Aging Hatefully or Gratefully

By Andrea Wachter, LMFT

When you look in the mirror, what do you tend to think?

When you see photos of yourself, what’s the first thing that usually pops into your mind?

When you glance down at your body, what feelings arise?

You are not alone if your responses are on the negative, critical, and painful side. Body dissatisfaction and body hatred are rampant in our image- obsessed culture. While we can’t single-handedly and immediately change the culture, we can work on changing our own minds and upgrading our negative body image soundtracks.

If you are one of the millions of people who dislikes or even despises your body, consider trying a few of these tips.

Upgrade Your Gaze

When you see a child, a dear friend, or someone else you love, how do you tend to view them? Is your gaze filled with critiques and criticisms, or do you see them with eyes of love?

What if you could practice looking at yourself with a kind, loving gaze? Think of how you look at a child or pet you love, and try using that gaze with yourself. Of course, if you’ve been harshly judging your body for a while, this will take some practice. But, since we get better at what we practice, this is an extremely worthwhile endeavor.

Shifting To Acceptance

Think about one body part that you dislike or disapprove of.

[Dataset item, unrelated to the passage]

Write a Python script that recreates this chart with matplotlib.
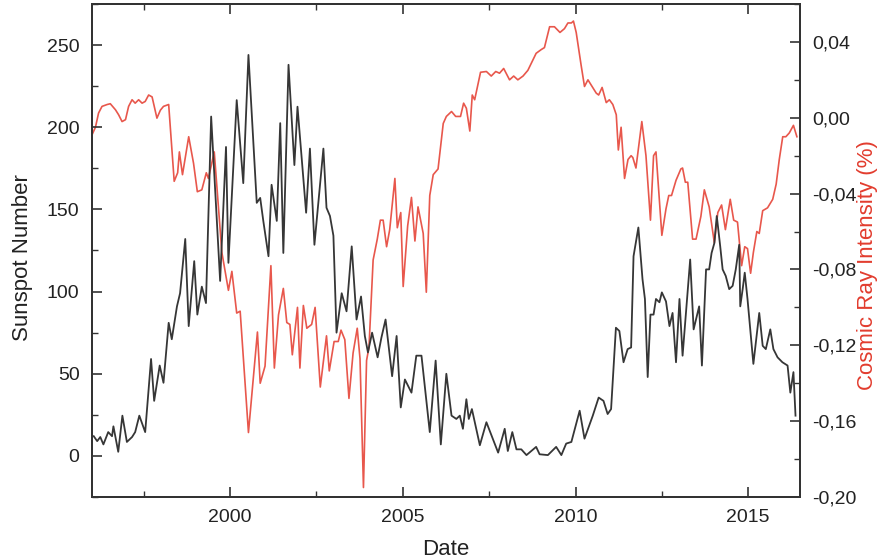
import matplotlib
matplotlib.use('Agg')
import matplotlib.pyplot as plt
from matplotlib.ticker import MultipleLocator, FuncFormatter

plt.rcParams['font.family'] = ['Liberation Sans', 'DejaVu Sans']

# monthly sunspot number
ssn_year = [1996.05, 1996.15, 1996.24, 1996.33, 1996.47, 1996.58, 1996.62, 1996.76, 1996.88, 1997.01,
            1997.16, 1997.25, 1997.37, 1997.54, 1997.71, 1997.80, 1997.96, 1998.07, 1998.22, 1998.31,
            1998.46, 1998.55, 1998.70, 1998.80, 1998.96, 1999.05, 1999.18, 1999.30, 1999.45, 1999.71,
            1999.88, 1999.95, 2000.19, 2000.38, 2000.53, 2000.77, 2000.87, 2000.96, 2001.11, 2001.20,
            2001.35, 2001.45, 2001.54, 2001.69, 2001.86, 2001.95, 2002.20, 2002.31, 2002.44, 2002.70,
            2002.79, 2002.89, 2002.99, 2003.08, 2003.23, 2003.37, 2003.52, 2003.66, 2003.79, 2003.90,
            2003.99, 2004.11, 2004.27, 2004.38, 2004.50, 2004.69, 2004.82, 2004.94, 2005.06, 2005.25,
            2005.39, 2005.54, 2005.78, 2005.95, 2006.10, 2006.26, 2006.41, 2006.55, 2006.65, 2006.74,
            2006.84, 2006.91, 2007.00, 2007.23, 2007.42, 2007.76, 2007.95, 2008.04, 2008.17, 2008.29,
            2008.43, 2008.58, 2008.86, 2008.96, 2009.20, 2009.44, 2009.59, 2009.73, 2009.88, 2010.12,
            2010.26, 2010.50, 2010.67, 2010.81, 2010.93, 2011.03, 2011.17, 2011.27, 2011.39, 2011.51,
            2011.61, 2011.68, 2011.82, 2011.94, 2012.01, 2012.09, 2012.17, 2012.26, 2012.33, 2012.43,
            2012.50, 2012.62, 2012.72, 2012.81, 2012.91, 2013.01, 2013.10, 2013.32, 2013.42, 2013.58,
            2013.66, 2013.78, 2013.87, 2013.94, 2014.02, 2014.09, 2014.19, 2014.26, 2014.35, 2014.45,
            2014.55, 2014.64, 2014.74, 2014.77, 2014.84, 2014.90, 2014.98, 2015.15, 2015.32, 2015.42,
            2015.51, 2015.64, 2015.73, 2015.85, 2015.99, 2016.14, 2016.22, 2016.31, 2016.37]
ssn_value = [12, 9, 11.5, 7, 14.5, 12, 18, 2.5, 24.5, 8.5,
             11.5, 14.5, 24.5, 14.5, 59, 33.5, 55, 44.5, 81, 71,
             91, 99, 132, 79, 118.5, 86, 103, 93, 206.5, 106.5,
             188, 117.5, 216.5, 166, 244, 154, 157, 143, 121.5, 165,
             143, 202.5, 123.5, 238, 177, 212.5, 148, 187, 128.5, 187,
             151, 146, 134, 75, 99, 88, 127.5, 83, 97, 73,
             63, 75, 60, 72, 83, 48.5, 73, 29.5, 46.5, 38.5,
             61, 61, 14.5, 58, 7, 50, 24.5, 22.5, 24.5, 16.5,
             34.5, 22.5, 28.5, 6.5, 20.5, 2, 16.5, 3, 14.5, 4,
             4, 0.5, 5.5, 1, 0.5, 5.5, 0.5, 7.5, 8.5, 27.5,
             10.5, 24.5, 35.5, 33.5, 25.5, 28.5, 78, 76, 57, 65,
             66, 121.5, 139, 107.5, 95.5, 48, 86, 86, 95.5, 93.5,
             99.5, 94, 79, 87, 57, 95.5, 61, 119.5, 77, 91,
             55, 113.5, 113.5, 123.5, 129.5, 146, 127.5, 113.5, 109.5, 101.5,
             103.5, 113.5, 128.5, 91, 101.5, 111.5, 95.5, 56, 87, 67,
             65, 77, 65, 60, 57, 55, 38.5, 51, 24.5]

# cosmic ray intensity (%)
cr_year = [1996.00, 1996.10, 1996.19, 1996.29, 1996.44, 1996.53, 1996.68, 1996.77, 1996.87, 1996.97,
           1997.06, 1997.16, 1997.25, 1997.35, 1997.45, 1997.54, 1997.64, 1997.74, 1997.88, 1997.98,
           1998.07, 1998.22, 1998.38, 1998.48, 1998.53, 1998.62, 1998.80, 1998.94, 1999.05, 1999.18,
           1999.31, 1999.37, 1999.54, 1999.76, 1999.95, 2000.05, 2000.19, 2000.29, 2000.53, 2000.79,
           2000.87, 2001.01, 2001.18, 2001.28, 2001.40, 2001.54, 2001.64, 2001.73, 2001.80, 2001.95,
           2002.02, 2002.12, 2002.22, 2002.36, 2002.46, 2002.61, 2002.79, 2002.87, 2003.01, 2003.13,
           2003.21, 2003.32, 2003.44, 2003.56, 2003.68, 2003.76, 2003.86, 2003.95, 2004.02, 2004.14,
           2004.26, 2004.35, 2004.43, 2004.53, 2004.62, 2004.77, 2004.84, 2004.94, 2005.01, 2005.14,
           2005.25, 2005.35, 2005.44, 2005.59, 2005.68, 2005.78, 2005.88, 2006.02, 2006.17, 2006.26,
           2006.41, 2006.53, 2006.67, 2006.76, 2006.84, 2006.94, 2007.01, 2007.08, 2007.25, 2007.42,
           2007.56, 2007.69, 2007.80, 2007.92, 2008.09, 2008.21, 2008.33, 2008.48, 2008.62, 2008.86,
           2009.01, 2009.10, 2009.25, 2009.39, 2009.55, 2009.68, 2009.78, 2009.88, 2009.94, 2010.02,
           2010.16, 2010.26, 2010.36, 2010.48, 2010.60, 2010.67, 2010.77, 2010.89, 2010.98, 2011.08,
           2011.18, 2011.24, 2011.32, 2011.42, 2011.52, 2011.61, 2011.66, 2011.75, 2011.92, 2012.04,
           2012.17, 2012.26, 2012.33, 2012.50, 2012.62, 2012.70, 2012.78, 2012.91, 2013.05, 2013.10,
           2013.18, 2013.25, 2013.39, 2013.49, 2013.63, 2013.73, 2013.87, 2014.02, 2014.12, 2014.23,
           2014.34, 2014.48, 2014.58, 2014.69, 2014.81, 2014.90, 2014.98, 2015.07, 2015.15, 2015.25,
           2015.32, 2015.42, 2015.56, 2015.71, 2015.81, 2015.90, 2016.00, 2016.09, 2016.19, 2016.31,
           2016.41]
cr_value = [-0.009, -0.005, 0.0025, 0.006, 0.007, 0.0074, 0.0042, 0.0016, -0.002, -0.001,
            0.006, 0.0095, 0.0077, 0.0095, 0.0077, 0.0086, 0.012, 0.011, -0.0002, 0.004,
            0.006, 0.007, -0.0335, -0.029, -0.018, -0.030, -0.010, -0.024, -0.039, -0.038,
            -0.029, -0.032, -0.018, -0.071, -0.091, -0.081, -0.103, -0.102, -0.166, -0.113,
            -0.140, -0.131, -0.078, -0.132, -0.104, -0.090, -0.108, -0.109, -0.125, -0.100,
            -0.132, -0.099, -0.111, -0.109, -0.100, -0.142, -0.115, -0.1335, -0.118, -0.118,
            -0.112, -0.117, -0.148, -0.124, -0.111, -0.127, -0.195, -0.128, -0.121, -0.075,
            -0.064, -0.054, -0.054, -0.068, -0.059, -0.032, -0.058, -0.050, -0.089, -0.057,
            -0.042, -0.065, -0.047, -0.061, -0.092, -0.041, -0.030, -0.027, -0.003, 0.0007,
            0.0033, 0.0007, 0.0007, 0.0077, 0.005, -0.007, 0.012, 0.0095, 0.024, 0.0244,
            0.022, 0.0244, 0.0235, 0.026, 0.020, 0.022, 0.020, 0.022, 0.025, 0.034,
            0.036, 0.037, 0.048, 0.048, 0.045, 0.047, 0.050, 0.050, 0.051, 0.045,
            0.028, 0.0165, 0.020, 0.0165, 0.013, 0.012, 0.016, 0.008, 0.0095, 0.007,
            0.0016, -0.017, -0.005, -0.032, -0.022, -0.020, -0.021, -0.0265, -0.002, -0.020,
            -0.054, -0.020, -0.018, -0.062, -0.048, -0.041, -0.041, -0.033, -0.027, -0.0265,
            -0.034, -0.034, -0.064, -0.064, -0.052, -0.038, -0.047, -0.066, -0.050, -0.046,
            -0.059, -0.043, -0.054, -0.055, -0.078, -0.068, -0.069, -0.082, -0.071, -0.060,
            -0.061, -0.049, -0.0475, -0.043, -0.035, -0.022, -0.010, -0.010, -0.008, -0.004,
            -0.010]

black = '#363636'
red = '#e8574c'
label_red = '#e23c2e'


def comma_fmt(v, pos):
    if abs(v) < 1e-9:
        v = 0.0
    return f'{v:.2f}'.replace('.', ',')


fig = plt.figure(figsize=(8.91, 5.6), dpi=100)
ax = fig.add_axes([92 / 891, 63 / 560, 708 / 891, 493 / 560])
ax2 = ax.twinx()

ax2.plot(cr_year, cr_value, color=red, linewidth=1.2)
ax.plot(ssn_year, ssn_value, color=black, linewidth=1.3)

# sunspots drawn above the cosmic ray curve
ax.set_zorder(ax2.get_zorder() + 1)
ax.patch.set_visible(False)

ax.set_xlim(1996, 2016.5)
ax.set_ylim(-25, 275)
ax2.set_ylim(-0.20, 0.06)

ax.xaxis.set_major_locator(MultipleLocator(5))
ax.xaxis.set_minor_locator(MultipleLocator(2.5))
ax.yaxis.set_major_locator(MultipleLocator(50))
ax.yaxis.set_minor_locator(MultipleLocator(25))
ax2.yaxis.set_major_locator(MultipleLocator(0.04))
ax2.yaxis.set_minor_locator(MultipleLocator(0.02))
ax2.yaxis.set_major_formatter(FuncFormatter(comma_fmt))

for a in (ax, ax2):
    for s in a.spines.values():
        s.set_linewidth(1.4)
        s.set_color('#333333')

ax.tick_params(axis='x', which='both', direction='in', top=True, bottom=True,
               labelsize=14, pad=9, colors='#333333', labelcolor='#222222')
ax.tick_params(axis='y', which='both', direction='in', left=True, right=False,
               labelsize=14, pad=9, colors='#333333', labelcolor='#222222')
ax2.tick_params(axis='y', which='both', direction='in', labelsize=14, pad=9,
                colors='#333333', labelcolor='#222222')
ax.tick_params(which='major', length=7, width=1.2)
ax.tick_params(which='minor', length=4, width=1.0)
ax2.tick_params(which='major', length=7, width=1.2)
ax2.tick_params(which='minor', length=4, width=1.0)

ax.set_xlabel('Date', fontsize=16, color='#222222', labelpad=9)
ax.set_ylabel('Sunspot Number', fontsize=16, color='#222222')
ax2.set_ylabel('Cosmic Ray Intensity (%)', fontsize=16, color=label_red)
ax.yaxis.set_label_coords(-0.083, 0.485)
ax2.yaxis.set_label_coords(1.08, 0.47)

fig.savefig('out.png', dpi=100)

Now think or say to yourself, I do not accept my X. (Fill in the blank with your chosen body part.) Repeat this sentence a few times and notice what you feel or if any other thoughts arise.

Now, using the same body part you just chose, say, or think, I accept my X. Repeat this sentence a few times and notice how it feels.

When we stop resisting reality and shift into acceptance, it can significantly help to decrease our stress levels and increase our moments of peace and presence.

Close Pesky Pop-ups

I’m guessing that you regularly see pop-up ads on your devices. I’m also guessing that unless it’s something you’re interested in, you click them closed without a second thought. We can learn to do the same thing with our unhelpful, unkind thoughts.

Some thoughts are stickier than others, depending on your history and personality, but fortunately, we have (and can learn to have) a choice about which pop-up thoughts we buy into and which ones we delete, like unwanted ads.

I know that this is easier typed than done if you’ve been caught in a negative body image trance for some time. But it is possible, with intention and commitment, to quiet and even delete our unwanted thoughts and learn how to be good company for ourselves.

Broaden Your Focus

It can be very enticing to zoom in on one or two body parts that we deem unacceptable and ignore the rest of our bodies. Our minds can get so focused on our areas of dissatisfaction that they can cloud out our bodies as a whole, not to mention exaggerate the part or parts we’re dissatisfied with.

It can help to broaden your focus and notice the many other body parts that also exist. Perhaps there are some areas of your body that you feel neutral about. Perhaps a few that you can even appreciate. Maybe you have some body parts that you accept or even a few that you actually like.

I recently heard from a couple of students in my body image course who benefited from broadening their focus. One is a man who’d been extremely depressed about a bald spot on his head. He told me that he’d been broadening his focus when he looks in the mirror.

Instead of exclusively focusing on his bald spot, he’d been focusing on all the hairs he still has on his head. He said that this shift was helping his experiences of looking in the mirror be much less charged and painful.

Another student wrote that she’d been very unhappy with several body parts. She began broadening her focus and expressing gratitude and appreciation for the body parts she’d ignored when she was only focusing on body criticisms. She wrote this: “I’ve been so hyper-focused on the wrinkles and age spots on my face and the size of my belly, I was literally acting like I had no other body parts! The past few weeks, I’ve been appreciating my legs for enabling me to walk, my arms for enabling me to lift things and hug my children, and my eyes for enabling me to see all the flowers in my garden. It takes practice for sure, but I’m feeling much less obsessed and depressed.”

So, if you find yourself criticizing or insulting your body, or a particular body part, I hope you’ll give these mind-makeovers a try.

As long as we’re alive, our bodies will age and change. We don’t have a choice about that. We have a choice about whether we paddle upstream in the choppy waters of body criticisms and comparisons or if we bathe in the warm waters of acceptance and appreciation for the bodies we live in.